Data excerpt:
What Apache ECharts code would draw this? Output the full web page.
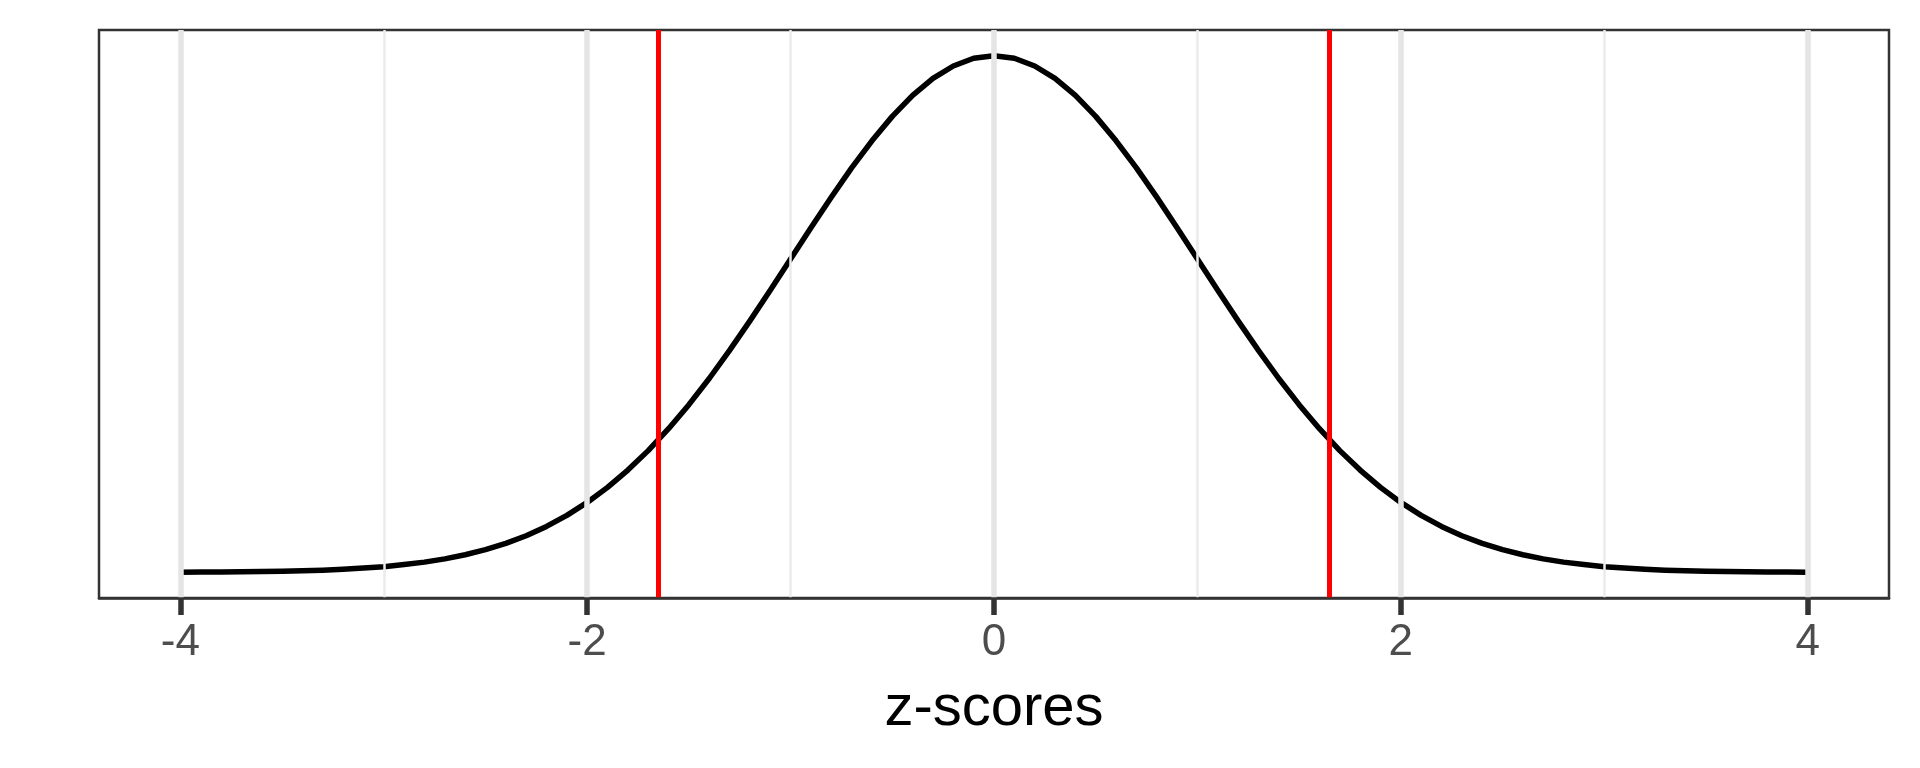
<!DOCTYPE html>
<html>
<head>
<meta charset="utf-8">
<script src="https://cdn.jsdelivr.net/npm/echarts@6/dist/echarts.min.js"></script>
<style>
html,body{margin:0;padding:0;background:#fff;}
#chart{width:1920px;height:768px;}
</style>
</head>
<body>
<div id="chart"></div>
<script>
const zValues = [-4.0,-3.9,-3.8,-3.7,-3.6,-3.5,-3.4,-3.3,-3.2,-3.1,-3.0,-2.9,-2.8,-2.7,-2.6,-2.5,-2.4,-2.3,-2.2,-2.1,-2.0,-1.9,-1.8,-1.7,-1.6,-1.5,-1.4,-1.3,-1.2,-1.1,-1.0,-0.9,-0.8,-0.7,-0.6,-0.5,-0.4,-0.3,-0.2,-0.1,0.0,0.1,0.2,0.3,0.4,0.5,0.6,0.7,0.8,0.9,1.0,1.1,1.2,1.3,1.4,1.5,1.6,1.7,1.8,1.9,2.0,2.1,2.2,2.3,2.4,2.5,2.6,2.7,2.8,2.9,3.0,3.1,3.2,3.3,3.4,3.5,3.6,3.7,3.8,3.9,4.0];
const density = [0.0001,0.0002,0.0003,0.0004,0.0006,0.0009,0.0012,0.0017,0.0024,0.0033,0.0044,0.0060,0.0079,0.0104,0.0136,0.0175,0.0224,0.0283,0.0355,0.0440,0.0540,0.0656,0.0790,0.0940,0.1109,0.1295,0.1497,0.1714,0.1942,0.2179,0.2420,0.2661,0.2897,0.3123,0.3332,0.3521,0.3683,0.3814,0.3910,0.3970,0.3989,0.3970,0.3910,0.3814,0.3683,0.3521,0.3332,0.3123,0.2897,0.2661,0.2420,0.2179,0.1942,0.1714,0.1497,0.1295,0.1109,0.0940,0.0790,0.0656,0.0540,0.0440,0.0355,0.0283,0.0224,0.0175,0.0136,0.0104,0.0079,0.0060,0.0044,0.0033,0.0024,0.0017,0.0012,0.0009,0.0006,0.0004,0.0003,0.0002,0.0001];
const criticalValues = [-1.645, 1.645];
const majorTicks = [-4, -2, 0, 2, 4];
const minorTicks = [-3, -1, 1, 3];
const xRange = [-4.4, 4.4];
const yRange = [-0.0198, 0.4188];
const xTitle = 'z-scores';

const curve = zValues.map((z, i) => [z, density[i]]);

const chart = echarts.init(document.getElementById('chart'), null, {renderer: 'canvas'});
chart.setOption({
  animation: false,
  backgroundColor: '#ffffff',
  grid: {
    left: 99, right: 31, top: 30, bottom: 170,
    show: true, borderColor: '#333333', borderWidth: 2.5, backgroundColor: '#ffffff', z: 0
  },
  xAxis: {
    type: 'value',
    min: xRange[0], max: xRange[1],
    z: 10,
    name: xTitle,
    nameLocation: 'middle',
    nameGap: 82,
    nameTextStyle: {color: '#000000', fontSize: 58, fontFamily: 'Liberation Sans'},
    axisLine: {show: true, onZero: false, lineStyle: {color: '#333333', width: 2.5}},
    axisTick: {show: true, inside: false, customValues: majorTicks, length: 17, lineStyle: {color: '#333333', width: 5.5}},
    axisLabel: {show: true, customValues: majorTicks, margin: 23, color: '#4d4d4d', fontSize: 44, fontFamily: 'Liberation Sans'},
    splitLine: {show: false}
  },
  yAxis: {
    type: 'value',
    min: yRange[0], max: yRange[1],
    show: false,
    splitLine: {show: false}
  },
  series: [
    {
      type: 'line', data: [], silent: true, z: 1,
      markLine: {
        silent: true, symbol: 'none', animation: false,
        label: {show: false},
        lineStyle: {color: '#ebebeb', width: 2.5, type: 'solid'},
        data: minorTicks.map(v => ({xAxis: v}))
      }
    },
    {
      type: 'line', data: [], silent: true, z: 2,
      markLine: {
        silent: true, symbol: 'none', animation: false,
        label: {show: false},
        lineStyle: {color: '#e5e5e5', width: 5.5, type: 'solid'},
        data: majorTicks.map(v => ({xAxis: v}))
      }
    },
    {
      type: 'line', data: curve, z: 3,
      showSymbol: false, symbol: 'none', smooth: false,
      lineStyle: {color: '#000000', width: 5.5, cap: 'butt', join: 'round'}
    },
    {
      type: 'line', data: [], silent: true, z: 4,
      markLine: {
        silent: true, symbol: 'none', animation: false,
        label: {show: false},
        lineStyle: {color: '#ff0000', width: 5, type: 'solid'},
        data: criticalValues.map(v => ({xAxis: v}))
      }
    }
  ]
});
</script>
</body>
</html>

Task brief:
From the data above, write out everything exactly except the pictures.

Final result:
What Apache ECharts code would draw this? Output the full web page.
<!DOCTYPE html>
<html>
<head>
<meta charset="utf-8">
<script src="https://cdn.jsdelivr.net/npm/echarts@6/dist/echarts.min.js"></script>
<style>
html,body{margin:0;padding:0;background:#fff;}
#chart{width:1920px;height:768px;}
</style>
</head>
<body>
<div id="chart"></div>
<script>
const zValues = [-4.0,-3.9,-3.8,-3.7,-3.6,-3.5,-3.4,-3.3,-3.2,-3.1,-3.0,-2.9,-2.8,-2.7,-2.6,-2.5,-2.4,-2.3,-2.2,-2.1,-2.0,-1.9,-1.8,-1.7,-1.6,-1.5,-1.4,-1.3,-1.2,-1.1,-1.0,-0.9,-0.8,-0.7,-0.6,-0.5,-0.4,-0.3,-0.2,-0.1,0.0,0.1,0.2,0.3,0.4,0.5,0.6,0.7,0.8,0.9,1.0,1.1,1.2,1.3,1.4,1.5,1.6,1.7,1.8,1.9,2.0,2.1,2.2,2.3,2.4,2.5,2.6,2.7,2.8,2.9,3.0,3.1,3.2,3.3,3.4,3.5,3.6,3.7,3.8,3.9,4.0];
const density = [0.0001,0.0002,0.0003,0.0004,0.0006,0.0009,0.0012,0.0017,0.0024,0.0033,0.0044,0.0060,0.0079,0.0104,0.0136,0.0175,0.0224,0.0283,0.0355,0.0440,0.0540,0.0656,0.0790,0.0940,0.1109,0.1295,0.1497,0.1714,0.1942,0.2179,0.2420,0.2661,0.2897,0.3123,0.3332,0.3521,0.3683,0.3814,0.3910,0.3970,0.3989,0.3970,0.3910,0.3814,0.3683,0.3521,0.3332,0.3123,0.2897,0.2661,0.2420,0.2179,0.1942,0.1714,0.1497,0.1295,0.1109,0.0940,0.0790,0.0656,0.0540,0.0440,0.0355,0.0283,0.0224,0.0175,0.0136,0.0104,0.0079,0.0060,0.0044,0.0033,0.0024,0.0017,0.0012,0.0009,0.0006,0.0004,0.0003,0.0002,0.0001];
const criticalValues = [-1.645, 1.645];
const majorTicks = [-4, -2, 0, 2, 4];
const minorTicks = [-3, -1, 1, 3];
const xRange = [-4.4, 4.4];
const yRange = [-0.0198, 0.4188];
const xTitle = 'z-scores';

const curve = zValues.map((z, i) => [z, density[i]]);

const chart = echarts.init(document.getElementById('chart'), null, {renderer: 'canvas'});
chart.setOption({
  animation: false,
  backgroundColor: '#ffffff',
  grid: {
    left: 99, right: 31, top: 30, bottom: 170,
    show: true, borderColor: '#333333', borderWidth: 2.5, backgroundColor: '#ffffff', z: 0
  },
  xAxis: {
    type: 'value',
    min: xRange[0], max: xRange[1],
    z: 10,
    name: xTitle,
    nameLocation: 'middle',
    nameGap: 82,
    nameTextStyle: {color: '#000000', fontSize: 58, fontFamily: 'Liberation Sans'},
    axisLine: {show: true, onZero: false, lineStyle: {color: '#333333', width: 2.5}},
    axisTick: {show: true, inside: false, customValues: majorTicks, length: 17, lineStyle: {color: '#333333', width: 5.5}},
    axisLabel: {show: true, customValues: majorTicks, margin: 23, color: '#4d4d4d', fontSize: 44, fontFamily: 'Liberation Sans'},
    splitLine: {show: false}
  },
  yAxis: {
    type: 'value',
    min: yRange[0], max: yRange[1],
    show: false,
    splitLine: {show: false}
  },
  series: [
    {
      type: 'line', data: [], silent: true, z: 1,
      markLine: {
        silent: true, symbol: 'none', animation: false,
        label: {show: false},
        lineStyle: {color: '#ebebeb', width: 2.5, type: 'solid'},
        data: minorTicks.map(v => ({xAxis: v}))
      }
    },
    {
      type: 'line', data: [], silent: true, z: 2,
      markLine: {
        silent: true, symbol: 'none', animation: false,
        label: {show: false},
        lineStyle: {color: '#e5e5e5', width: 5.5, type: 'solid'},
        data: majorTicks.map(v => ({xAxis: v}))
      }
    },
    {
      type: 'line', data: curve, z: 3,
      showSymbol: false, symbol: 'none', smooth: false,
      lineStyle: {color: '#000000', width: 5.5, cap: 'butt', join: 'round'}
    },
    {
      type: 'line', data: [], silent: true, z: 4,
      markLine: {
        silent: true, symbol: 'none', animation: false,
        label: {show: false},
        lineStyle: {color: '#ff0000', width: 5, type: 'solid'},
        data: criticalValues.map(v => ({xAxis: v}))
      }
    }
  ]
});
</script>
</body>
</html>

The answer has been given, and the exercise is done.